## Stated exercise
The answer is one number: how many lines in the data below hold "that".

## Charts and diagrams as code
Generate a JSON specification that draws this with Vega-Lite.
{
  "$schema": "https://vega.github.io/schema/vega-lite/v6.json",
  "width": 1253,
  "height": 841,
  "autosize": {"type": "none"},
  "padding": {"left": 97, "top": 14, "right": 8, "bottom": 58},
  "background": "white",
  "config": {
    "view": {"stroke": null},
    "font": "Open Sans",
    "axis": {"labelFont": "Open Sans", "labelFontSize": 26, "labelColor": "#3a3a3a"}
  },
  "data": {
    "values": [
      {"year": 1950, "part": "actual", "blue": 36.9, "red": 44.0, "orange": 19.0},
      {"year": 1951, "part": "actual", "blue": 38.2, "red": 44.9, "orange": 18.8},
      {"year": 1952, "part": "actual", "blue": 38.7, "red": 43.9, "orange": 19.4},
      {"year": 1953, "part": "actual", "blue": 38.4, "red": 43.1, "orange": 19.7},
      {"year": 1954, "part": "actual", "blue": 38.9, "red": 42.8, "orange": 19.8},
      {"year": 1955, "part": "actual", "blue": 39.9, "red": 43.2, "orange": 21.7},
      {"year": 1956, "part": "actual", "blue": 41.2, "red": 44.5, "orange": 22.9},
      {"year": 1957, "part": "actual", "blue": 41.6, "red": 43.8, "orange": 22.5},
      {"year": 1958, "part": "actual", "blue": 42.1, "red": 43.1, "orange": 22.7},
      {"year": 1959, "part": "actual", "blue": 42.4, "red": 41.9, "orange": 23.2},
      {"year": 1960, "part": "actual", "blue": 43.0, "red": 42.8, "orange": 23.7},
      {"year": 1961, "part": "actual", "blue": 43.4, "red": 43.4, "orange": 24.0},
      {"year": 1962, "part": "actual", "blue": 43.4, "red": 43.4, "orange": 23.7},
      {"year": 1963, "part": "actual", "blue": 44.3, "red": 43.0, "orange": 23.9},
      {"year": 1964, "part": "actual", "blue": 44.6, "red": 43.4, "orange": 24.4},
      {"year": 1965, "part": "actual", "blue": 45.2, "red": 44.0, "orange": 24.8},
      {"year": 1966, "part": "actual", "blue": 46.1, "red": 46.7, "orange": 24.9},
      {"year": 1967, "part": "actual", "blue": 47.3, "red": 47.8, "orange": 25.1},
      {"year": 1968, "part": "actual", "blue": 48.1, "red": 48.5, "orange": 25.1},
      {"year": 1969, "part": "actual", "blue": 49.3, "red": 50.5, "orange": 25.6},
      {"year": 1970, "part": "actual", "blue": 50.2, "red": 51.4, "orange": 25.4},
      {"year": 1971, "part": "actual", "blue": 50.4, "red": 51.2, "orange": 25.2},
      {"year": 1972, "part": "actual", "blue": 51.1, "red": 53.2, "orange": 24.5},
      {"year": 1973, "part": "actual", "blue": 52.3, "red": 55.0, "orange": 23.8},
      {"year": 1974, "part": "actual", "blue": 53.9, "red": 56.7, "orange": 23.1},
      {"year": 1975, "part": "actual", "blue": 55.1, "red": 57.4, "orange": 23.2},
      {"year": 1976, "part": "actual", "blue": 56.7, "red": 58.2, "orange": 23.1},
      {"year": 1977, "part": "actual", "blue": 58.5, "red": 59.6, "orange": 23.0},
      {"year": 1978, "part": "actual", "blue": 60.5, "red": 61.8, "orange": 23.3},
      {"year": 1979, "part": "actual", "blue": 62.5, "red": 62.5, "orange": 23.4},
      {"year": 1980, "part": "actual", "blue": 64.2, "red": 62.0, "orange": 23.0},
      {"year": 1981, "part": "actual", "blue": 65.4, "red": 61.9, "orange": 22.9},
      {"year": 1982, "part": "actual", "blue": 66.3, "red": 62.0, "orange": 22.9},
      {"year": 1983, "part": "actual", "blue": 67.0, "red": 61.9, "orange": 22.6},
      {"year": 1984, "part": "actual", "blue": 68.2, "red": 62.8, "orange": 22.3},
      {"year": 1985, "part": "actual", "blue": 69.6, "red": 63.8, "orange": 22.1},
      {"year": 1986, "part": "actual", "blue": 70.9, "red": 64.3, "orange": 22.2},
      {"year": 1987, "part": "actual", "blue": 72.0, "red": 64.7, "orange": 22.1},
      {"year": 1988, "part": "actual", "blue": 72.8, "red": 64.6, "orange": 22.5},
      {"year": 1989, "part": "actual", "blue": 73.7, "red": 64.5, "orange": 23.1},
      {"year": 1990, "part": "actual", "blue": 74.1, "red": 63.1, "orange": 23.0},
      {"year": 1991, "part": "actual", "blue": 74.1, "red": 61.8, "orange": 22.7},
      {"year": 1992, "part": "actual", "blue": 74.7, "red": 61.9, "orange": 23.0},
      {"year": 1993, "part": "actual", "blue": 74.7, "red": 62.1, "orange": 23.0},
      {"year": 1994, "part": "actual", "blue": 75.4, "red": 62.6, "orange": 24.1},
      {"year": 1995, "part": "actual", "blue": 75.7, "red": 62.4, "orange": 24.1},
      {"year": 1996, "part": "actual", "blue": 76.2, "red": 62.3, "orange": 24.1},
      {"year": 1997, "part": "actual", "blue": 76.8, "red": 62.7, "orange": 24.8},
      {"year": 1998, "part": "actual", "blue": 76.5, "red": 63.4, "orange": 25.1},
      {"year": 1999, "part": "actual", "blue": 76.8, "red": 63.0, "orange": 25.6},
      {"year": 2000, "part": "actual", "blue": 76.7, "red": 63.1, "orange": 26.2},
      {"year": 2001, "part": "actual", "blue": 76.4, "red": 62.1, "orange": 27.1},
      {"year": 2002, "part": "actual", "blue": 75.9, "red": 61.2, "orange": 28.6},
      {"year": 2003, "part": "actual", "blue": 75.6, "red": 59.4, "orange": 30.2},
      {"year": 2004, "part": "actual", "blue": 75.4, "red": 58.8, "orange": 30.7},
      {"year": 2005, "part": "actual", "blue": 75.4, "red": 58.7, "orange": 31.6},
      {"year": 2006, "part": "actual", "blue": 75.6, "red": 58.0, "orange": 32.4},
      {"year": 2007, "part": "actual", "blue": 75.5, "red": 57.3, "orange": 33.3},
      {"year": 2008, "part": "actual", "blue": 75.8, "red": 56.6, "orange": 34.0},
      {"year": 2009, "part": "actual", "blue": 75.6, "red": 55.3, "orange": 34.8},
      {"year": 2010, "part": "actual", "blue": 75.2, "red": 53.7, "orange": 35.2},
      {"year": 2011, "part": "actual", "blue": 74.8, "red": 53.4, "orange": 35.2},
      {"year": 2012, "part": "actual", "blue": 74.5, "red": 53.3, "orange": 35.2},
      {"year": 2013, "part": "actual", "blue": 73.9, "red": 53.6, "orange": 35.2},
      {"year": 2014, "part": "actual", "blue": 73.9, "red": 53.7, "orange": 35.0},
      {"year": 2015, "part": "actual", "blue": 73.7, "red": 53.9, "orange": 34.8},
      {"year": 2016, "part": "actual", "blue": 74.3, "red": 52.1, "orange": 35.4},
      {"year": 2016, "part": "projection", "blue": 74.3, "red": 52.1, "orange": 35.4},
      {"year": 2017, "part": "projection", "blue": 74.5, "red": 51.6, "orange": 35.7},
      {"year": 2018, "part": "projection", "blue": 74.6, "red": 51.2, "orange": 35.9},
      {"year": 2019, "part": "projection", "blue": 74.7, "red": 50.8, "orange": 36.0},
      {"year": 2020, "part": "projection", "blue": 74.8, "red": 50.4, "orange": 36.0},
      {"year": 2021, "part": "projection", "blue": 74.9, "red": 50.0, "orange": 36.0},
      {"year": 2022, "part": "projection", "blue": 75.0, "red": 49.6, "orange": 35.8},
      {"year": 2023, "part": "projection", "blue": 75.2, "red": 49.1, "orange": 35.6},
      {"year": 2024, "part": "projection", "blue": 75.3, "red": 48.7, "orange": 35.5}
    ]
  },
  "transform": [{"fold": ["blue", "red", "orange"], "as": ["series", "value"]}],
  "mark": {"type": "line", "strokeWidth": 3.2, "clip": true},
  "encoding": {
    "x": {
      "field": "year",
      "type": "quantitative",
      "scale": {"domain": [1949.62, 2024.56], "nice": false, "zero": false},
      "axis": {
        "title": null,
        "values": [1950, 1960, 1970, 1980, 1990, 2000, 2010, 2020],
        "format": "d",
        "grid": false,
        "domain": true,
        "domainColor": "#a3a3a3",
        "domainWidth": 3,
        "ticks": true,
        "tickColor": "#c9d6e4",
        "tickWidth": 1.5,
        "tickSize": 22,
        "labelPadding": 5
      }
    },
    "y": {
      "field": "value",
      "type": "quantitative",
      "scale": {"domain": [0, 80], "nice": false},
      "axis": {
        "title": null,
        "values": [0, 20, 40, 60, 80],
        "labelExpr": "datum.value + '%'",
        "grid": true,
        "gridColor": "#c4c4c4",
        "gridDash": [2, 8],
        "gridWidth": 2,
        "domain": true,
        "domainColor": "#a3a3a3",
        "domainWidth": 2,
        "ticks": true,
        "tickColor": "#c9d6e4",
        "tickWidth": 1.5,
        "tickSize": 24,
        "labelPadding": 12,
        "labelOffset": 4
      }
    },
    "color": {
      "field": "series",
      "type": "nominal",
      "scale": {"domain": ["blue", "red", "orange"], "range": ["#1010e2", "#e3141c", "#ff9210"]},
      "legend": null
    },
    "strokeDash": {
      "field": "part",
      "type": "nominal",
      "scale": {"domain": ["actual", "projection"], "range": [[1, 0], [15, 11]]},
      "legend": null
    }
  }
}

* * *

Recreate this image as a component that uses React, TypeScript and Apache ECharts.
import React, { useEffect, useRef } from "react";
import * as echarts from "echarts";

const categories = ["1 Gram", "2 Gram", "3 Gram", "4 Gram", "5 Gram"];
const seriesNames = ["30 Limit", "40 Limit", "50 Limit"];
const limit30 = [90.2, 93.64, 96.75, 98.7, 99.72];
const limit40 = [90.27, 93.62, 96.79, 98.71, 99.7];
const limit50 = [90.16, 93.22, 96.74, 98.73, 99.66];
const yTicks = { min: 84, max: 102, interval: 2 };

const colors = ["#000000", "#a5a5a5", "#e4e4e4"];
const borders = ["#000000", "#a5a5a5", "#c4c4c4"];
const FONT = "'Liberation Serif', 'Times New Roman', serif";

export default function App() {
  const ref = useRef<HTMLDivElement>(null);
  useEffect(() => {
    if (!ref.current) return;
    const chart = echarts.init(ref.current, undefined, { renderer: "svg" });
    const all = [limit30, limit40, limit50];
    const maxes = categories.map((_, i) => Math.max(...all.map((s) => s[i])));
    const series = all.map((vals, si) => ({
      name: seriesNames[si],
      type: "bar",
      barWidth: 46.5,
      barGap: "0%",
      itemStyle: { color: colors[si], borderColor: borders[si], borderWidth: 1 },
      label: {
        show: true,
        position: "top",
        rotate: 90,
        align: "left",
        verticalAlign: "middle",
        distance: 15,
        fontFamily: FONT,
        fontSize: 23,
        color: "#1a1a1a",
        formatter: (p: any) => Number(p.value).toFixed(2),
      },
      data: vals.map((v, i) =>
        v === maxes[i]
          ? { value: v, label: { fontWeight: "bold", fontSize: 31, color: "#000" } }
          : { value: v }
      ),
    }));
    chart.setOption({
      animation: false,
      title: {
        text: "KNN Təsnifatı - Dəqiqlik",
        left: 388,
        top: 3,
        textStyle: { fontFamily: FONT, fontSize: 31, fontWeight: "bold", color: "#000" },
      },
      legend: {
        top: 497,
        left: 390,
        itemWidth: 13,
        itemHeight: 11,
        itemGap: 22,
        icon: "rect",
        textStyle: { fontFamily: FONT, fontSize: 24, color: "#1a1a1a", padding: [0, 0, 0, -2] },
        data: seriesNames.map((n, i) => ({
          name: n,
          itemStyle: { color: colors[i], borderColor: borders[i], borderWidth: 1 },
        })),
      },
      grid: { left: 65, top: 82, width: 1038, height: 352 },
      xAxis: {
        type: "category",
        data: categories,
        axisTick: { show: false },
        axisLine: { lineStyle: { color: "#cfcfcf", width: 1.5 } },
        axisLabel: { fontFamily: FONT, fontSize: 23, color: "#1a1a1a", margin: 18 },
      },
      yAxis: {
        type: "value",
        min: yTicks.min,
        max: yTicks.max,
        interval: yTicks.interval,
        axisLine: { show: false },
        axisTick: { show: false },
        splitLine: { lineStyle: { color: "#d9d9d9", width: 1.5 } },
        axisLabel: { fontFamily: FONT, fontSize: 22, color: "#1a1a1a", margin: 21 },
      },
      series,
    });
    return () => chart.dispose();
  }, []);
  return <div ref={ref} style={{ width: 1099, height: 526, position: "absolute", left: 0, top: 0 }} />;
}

---

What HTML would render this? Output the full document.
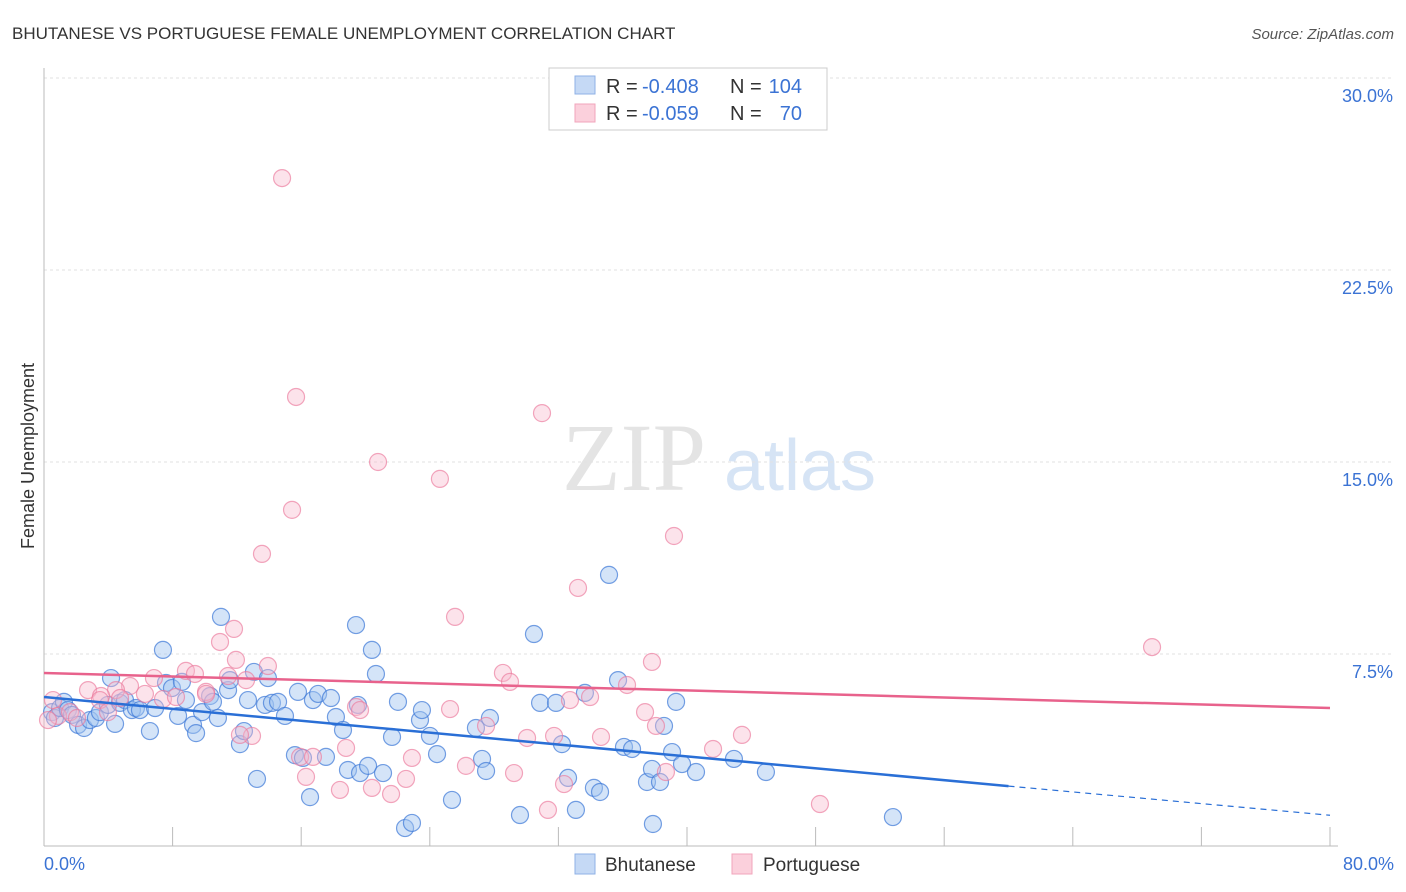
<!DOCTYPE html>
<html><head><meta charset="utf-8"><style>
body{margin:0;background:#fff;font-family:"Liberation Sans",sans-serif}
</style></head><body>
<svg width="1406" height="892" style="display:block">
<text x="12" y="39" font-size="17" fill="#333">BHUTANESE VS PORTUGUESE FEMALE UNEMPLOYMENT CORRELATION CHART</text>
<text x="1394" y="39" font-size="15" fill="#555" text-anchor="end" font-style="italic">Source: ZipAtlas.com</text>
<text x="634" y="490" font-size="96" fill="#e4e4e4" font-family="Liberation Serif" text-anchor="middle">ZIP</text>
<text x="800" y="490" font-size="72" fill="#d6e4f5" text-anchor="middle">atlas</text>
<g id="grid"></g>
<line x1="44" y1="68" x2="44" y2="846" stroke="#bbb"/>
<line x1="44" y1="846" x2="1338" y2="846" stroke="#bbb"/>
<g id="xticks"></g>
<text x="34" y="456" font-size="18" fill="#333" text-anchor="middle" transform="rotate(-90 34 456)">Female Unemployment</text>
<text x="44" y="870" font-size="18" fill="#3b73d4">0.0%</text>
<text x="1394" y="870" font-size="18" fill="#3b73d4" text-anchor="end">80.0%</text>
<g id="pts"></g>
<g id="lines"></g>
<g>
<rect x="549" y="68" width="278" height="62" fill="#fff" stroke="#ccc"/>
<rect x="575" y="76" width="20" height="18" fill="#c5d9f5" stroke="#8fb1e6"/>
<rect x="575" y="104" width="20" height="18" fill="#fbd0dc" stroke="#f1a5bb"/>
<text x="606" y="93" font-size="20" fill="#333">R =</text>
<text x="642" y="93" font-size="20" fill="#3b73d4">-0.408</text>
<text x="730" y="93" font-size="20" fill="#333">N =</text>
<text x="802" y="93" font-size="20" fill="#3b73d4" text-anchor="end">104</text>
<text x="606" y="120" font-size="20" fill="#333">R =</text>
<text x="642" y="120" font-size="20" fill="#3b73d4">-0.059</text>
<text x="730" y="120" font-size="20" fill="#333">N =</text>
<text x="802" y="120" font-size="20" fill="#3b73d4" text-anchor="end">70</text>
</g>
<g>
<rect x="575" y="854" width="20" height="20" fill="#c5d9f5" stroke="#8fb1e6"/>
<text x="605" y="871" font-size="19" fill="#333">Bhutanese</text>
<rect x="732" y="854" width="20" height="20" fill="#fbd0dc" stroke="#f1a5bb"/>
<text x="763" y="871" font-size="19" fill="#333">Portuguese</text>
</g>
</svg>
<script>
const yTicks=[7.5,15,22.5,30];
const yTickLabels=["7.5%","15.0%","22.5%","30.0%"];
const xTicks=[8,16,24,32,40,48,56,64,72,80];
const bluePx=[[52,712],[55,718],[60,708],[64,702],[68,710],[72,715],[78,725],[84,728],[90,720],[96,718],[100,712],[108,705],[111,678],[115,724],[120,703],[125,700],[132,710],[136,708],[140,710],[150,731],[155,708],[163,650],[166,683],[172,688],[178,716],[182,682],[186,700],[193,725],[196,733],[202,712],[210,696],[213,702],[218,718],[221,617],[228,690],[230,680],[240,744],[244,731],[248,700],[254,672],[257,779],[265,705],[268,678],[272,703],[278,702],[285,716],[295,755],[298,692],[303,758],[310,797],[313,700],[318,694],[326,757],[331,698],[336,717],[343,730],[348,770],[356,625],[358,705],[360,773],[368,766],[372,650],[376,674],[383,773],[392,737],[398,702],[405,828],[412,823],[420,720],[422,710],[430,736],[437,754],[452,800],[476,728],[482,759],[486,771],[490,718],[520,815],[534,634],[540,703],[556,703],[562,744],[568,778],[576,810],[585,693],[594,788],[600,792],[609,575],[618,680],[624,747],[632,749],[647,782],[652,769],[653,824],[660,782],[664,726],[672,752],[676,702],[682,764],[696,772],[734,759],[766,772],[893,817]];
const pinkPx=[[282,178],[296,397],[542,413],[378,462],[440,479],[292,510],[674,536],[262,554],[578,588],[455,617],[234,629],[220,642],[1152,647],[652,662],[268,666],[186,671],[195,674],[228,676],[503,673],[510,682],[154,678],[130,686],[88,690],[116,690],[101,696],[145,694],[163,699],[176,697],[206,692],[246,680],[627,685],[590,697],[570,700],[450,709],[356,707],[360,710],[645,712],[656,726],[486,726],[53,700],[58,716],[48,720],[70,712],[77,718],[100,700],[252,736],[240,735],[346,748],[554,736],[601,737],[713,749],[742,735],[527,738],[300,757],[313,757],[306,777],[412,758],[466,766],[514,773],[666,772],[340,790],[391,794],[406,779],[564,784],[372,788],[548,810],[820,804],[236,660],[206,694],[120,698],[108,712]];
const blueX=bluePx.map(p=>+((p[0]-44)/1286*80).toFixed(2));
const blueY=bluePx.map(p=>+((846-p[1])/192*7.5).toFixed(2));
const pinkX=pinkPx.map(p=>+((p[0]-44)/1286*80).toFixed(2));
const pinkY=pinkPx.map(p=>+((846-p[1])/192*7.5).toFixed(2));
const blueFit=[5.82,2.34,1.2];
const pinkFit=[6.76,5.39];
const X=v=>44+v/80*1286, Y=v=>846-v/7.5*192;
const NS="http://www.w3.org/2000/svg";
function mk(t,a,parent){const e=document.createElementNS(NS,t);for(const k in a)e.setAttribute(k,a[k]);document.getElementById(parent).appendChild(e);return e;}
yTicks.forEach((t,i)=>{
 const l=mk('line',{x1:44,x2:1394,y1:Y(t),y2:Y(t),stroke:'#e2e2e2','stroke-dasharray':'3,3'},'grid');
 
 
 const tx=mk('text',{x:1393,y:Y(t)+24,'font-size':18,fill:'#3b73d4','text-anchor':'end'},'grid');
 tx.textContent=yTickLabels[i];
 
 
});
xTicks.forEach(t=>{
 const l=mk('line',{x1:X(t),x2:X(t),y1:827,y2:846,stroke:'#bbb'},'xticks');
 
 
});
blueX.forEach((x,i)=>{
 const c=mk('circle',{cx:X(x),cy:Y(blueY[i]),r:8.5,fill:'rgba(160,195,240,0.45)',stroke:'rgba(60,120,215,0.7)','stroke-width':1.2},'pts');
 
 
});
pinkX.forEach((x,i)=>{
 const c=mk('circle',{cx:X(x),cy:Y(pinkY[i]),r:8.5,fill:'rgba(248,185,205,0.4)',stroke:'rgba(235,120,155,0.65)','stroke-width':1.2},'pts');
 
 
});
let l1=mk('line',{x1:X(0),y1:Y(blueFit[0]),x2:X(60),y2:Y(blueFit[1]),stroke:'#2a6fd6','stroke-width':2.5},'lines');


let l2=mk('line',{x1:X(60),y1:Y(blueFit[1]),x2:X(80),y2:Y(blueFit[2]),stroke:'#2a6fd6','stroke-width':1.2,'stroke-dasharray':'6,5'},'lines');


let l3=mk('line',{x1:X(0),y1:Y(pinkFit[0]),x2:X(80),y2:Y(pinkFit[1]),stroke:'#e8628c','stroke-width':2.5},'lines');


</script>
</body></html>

## Reply
2